Task description: Extract every line that contains the string "seaborn".

Data shown:
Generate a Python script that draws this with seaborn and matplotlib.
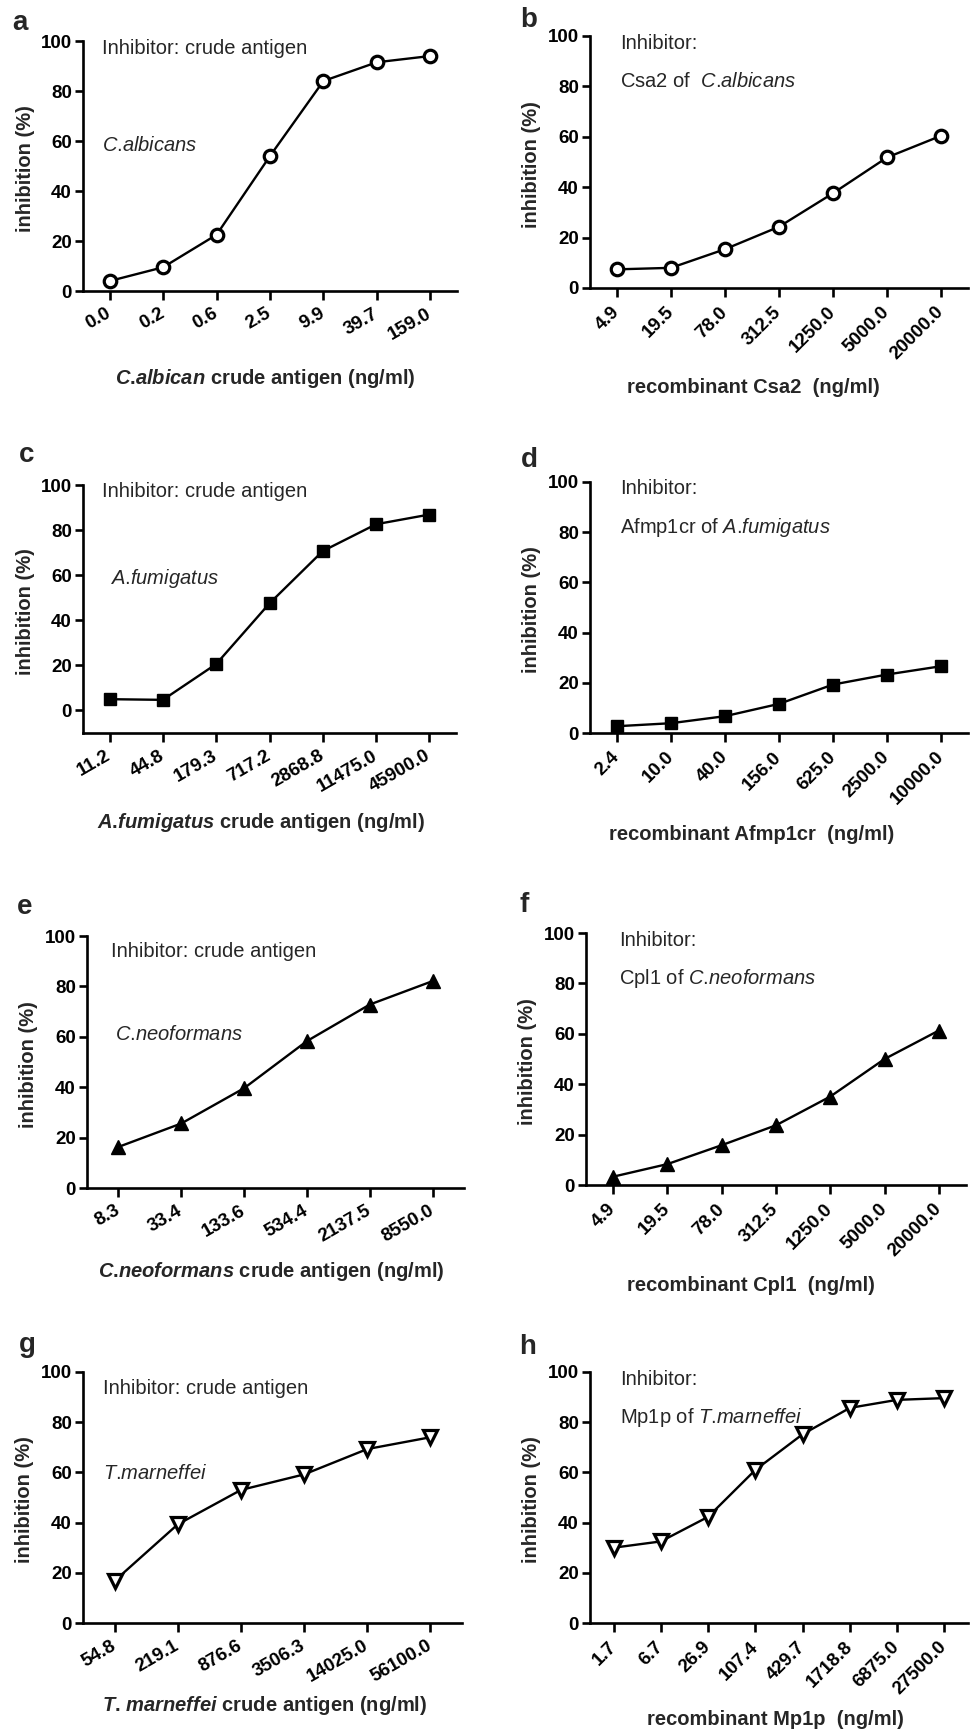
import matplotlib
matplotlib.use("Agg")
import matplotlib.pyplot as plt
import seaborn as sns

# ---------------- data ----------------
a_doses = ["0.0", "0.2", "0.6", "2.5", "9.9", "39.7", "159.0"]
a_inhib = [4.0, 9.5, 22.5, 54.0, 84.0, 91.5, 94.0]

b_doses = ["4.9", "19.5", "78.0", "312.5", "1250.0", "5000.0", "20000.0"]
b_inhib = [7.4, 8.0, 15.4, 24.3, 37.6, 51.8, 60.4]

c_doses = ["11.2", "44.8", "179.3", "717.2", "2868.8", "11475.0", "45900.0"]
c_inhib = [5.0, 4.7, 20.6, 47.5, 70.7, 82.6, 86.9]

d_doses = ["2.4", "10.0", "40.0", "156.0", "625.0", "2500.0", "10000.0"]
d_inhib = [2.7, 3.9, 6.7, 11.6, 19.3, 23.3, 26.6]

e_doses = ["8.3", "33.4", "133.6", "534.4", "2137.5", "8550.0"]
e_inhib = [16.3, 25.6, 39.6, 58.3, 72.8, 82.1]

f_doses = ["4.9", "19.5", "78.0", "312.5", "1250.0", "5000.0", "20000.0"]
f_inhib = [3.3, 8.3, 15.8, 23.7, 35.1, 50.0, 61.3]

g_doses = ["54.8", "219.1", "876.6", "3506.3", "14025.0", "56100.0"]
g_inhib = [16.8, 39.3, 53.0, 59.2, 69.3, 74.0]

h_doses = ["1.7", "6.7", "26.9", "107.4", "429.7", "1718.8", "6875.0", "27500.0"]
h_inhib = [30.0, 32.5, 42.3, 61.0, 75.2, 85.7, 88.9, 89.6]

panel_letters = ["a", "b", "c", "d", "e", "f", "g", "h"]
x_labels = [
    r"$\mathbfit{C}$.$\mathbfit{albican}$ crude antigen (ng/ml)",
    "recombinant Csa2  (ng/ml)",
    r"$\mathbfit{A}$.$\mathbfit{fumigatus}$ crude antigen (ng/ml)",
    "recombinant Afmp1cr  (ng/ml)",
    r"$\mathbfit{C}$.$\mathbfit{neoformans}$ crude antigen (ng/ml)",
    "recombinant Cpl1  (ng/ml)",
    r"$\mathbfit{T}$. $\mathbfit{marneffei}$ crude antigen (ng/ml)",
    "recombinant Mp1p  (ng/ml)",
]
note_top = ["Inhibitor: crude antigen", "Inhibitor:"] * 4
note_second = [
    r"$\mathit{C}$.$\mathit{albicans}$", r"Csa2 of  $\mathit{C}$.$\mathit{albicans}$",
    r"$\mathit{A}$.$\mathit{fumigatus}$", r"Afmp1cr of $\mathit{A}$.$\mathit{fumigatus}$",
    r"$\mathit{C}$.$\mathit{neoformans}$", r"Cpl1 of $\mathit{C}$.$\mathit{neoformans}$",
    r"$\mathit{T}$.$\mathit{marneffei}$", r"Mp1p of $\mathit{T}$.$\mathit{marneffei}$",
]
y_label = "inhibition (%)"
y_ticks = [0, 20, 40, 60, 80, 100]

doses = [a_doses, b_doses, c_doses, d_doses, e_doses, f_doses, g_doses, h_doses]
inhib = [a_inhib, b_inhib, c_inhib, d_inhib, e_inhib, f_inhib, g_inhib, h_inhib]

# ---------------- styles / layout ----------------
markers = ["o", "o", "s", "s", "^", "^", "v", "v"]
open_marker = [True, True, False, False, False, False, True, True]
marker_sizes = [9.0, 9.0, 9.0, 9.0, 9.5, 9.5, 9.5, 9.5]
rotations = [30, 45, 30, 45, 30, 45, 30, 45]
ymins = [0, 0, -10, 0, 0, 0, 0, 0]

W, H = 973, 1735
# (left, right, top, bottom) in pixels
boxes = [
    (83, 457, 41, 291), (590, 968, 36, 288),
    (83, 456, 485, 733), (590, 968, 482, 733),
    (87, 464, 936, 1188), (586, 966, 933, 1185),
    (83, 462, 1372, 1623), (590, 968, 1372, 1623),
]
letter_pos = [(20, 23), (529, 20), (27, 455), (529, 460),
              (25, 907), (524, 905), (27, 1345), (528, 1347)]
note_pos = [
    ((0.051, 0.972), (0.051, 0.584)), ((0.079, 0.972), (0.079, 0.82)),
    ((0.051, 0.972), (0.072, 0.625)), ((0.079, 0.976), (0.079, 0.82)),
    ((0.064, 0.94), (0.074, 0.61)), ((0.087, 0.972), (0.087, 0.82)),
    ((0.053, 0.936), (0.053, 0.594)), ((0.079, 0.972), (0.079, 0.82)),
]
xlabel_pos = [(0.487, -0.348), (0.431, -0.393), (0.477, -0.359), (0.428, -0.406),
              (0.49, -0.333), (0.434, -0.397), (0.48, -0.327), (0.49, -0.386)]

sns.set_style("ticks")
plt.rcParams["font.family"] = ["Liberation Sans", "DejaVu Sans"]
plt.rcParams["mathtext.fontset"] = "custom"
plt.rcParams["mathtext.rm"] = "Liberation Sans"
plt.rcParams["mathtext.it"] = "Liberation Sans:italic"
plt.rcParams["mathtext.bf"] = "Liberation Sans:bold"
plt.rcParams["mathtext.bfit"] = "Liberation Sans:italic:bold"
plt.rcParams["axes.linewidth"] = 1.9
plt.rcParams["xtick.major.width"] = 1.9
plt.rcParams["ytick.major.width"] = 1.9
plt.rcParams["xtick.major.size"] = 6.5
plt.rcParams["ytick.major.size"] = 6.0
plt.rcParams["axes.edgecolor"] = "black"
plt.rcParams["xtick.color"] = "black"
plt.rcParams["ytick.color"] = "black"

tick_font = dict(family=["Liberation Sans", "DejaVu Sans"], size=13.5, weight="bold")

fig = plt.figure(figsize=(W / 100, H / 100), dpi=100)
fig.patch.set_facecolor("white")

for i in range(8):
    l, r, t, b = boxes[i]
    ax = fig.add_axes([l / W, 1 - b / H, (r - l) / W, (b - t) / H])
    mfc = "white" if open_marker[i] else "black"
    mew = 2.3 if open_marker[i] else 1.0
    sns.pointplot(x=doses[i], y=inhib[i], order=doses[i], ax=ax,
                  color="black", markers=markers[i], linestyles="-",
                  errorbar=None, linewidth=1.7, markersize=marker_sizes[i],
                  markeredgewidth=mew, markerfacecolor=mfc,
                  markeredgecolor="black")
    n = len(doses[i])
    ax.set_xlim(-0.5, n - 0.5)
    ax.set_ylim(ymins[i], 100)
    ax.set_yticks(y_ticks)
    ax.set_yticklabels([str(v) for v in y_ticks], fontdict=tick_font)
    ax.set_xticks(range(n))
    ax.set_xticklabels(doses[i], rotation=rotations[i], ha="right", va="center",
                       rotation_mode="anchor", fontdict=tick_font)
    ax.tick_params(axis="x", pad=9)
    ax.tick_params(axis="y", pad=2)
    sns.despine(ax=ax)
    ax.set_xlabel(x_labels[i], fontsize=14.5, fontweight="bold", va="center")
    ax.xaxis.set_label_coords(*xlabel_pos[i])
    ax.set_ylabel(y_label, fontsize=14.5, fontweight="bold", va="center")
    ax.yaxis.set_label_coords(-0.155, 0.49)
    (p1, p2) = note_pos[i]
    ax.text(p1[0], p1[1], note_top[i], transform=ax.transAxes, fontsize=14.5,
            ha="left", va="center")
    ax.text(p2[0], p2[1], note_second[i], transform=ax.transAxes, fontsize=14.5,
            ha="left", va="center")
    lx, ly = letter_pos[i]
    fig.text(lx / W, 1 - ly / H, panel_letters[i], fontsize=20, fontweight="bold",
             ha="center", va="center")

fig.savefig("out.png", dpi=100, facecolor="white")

Reply:
Generate a Python script that draws this with seaborn and matplotlib.
import seaborn as sns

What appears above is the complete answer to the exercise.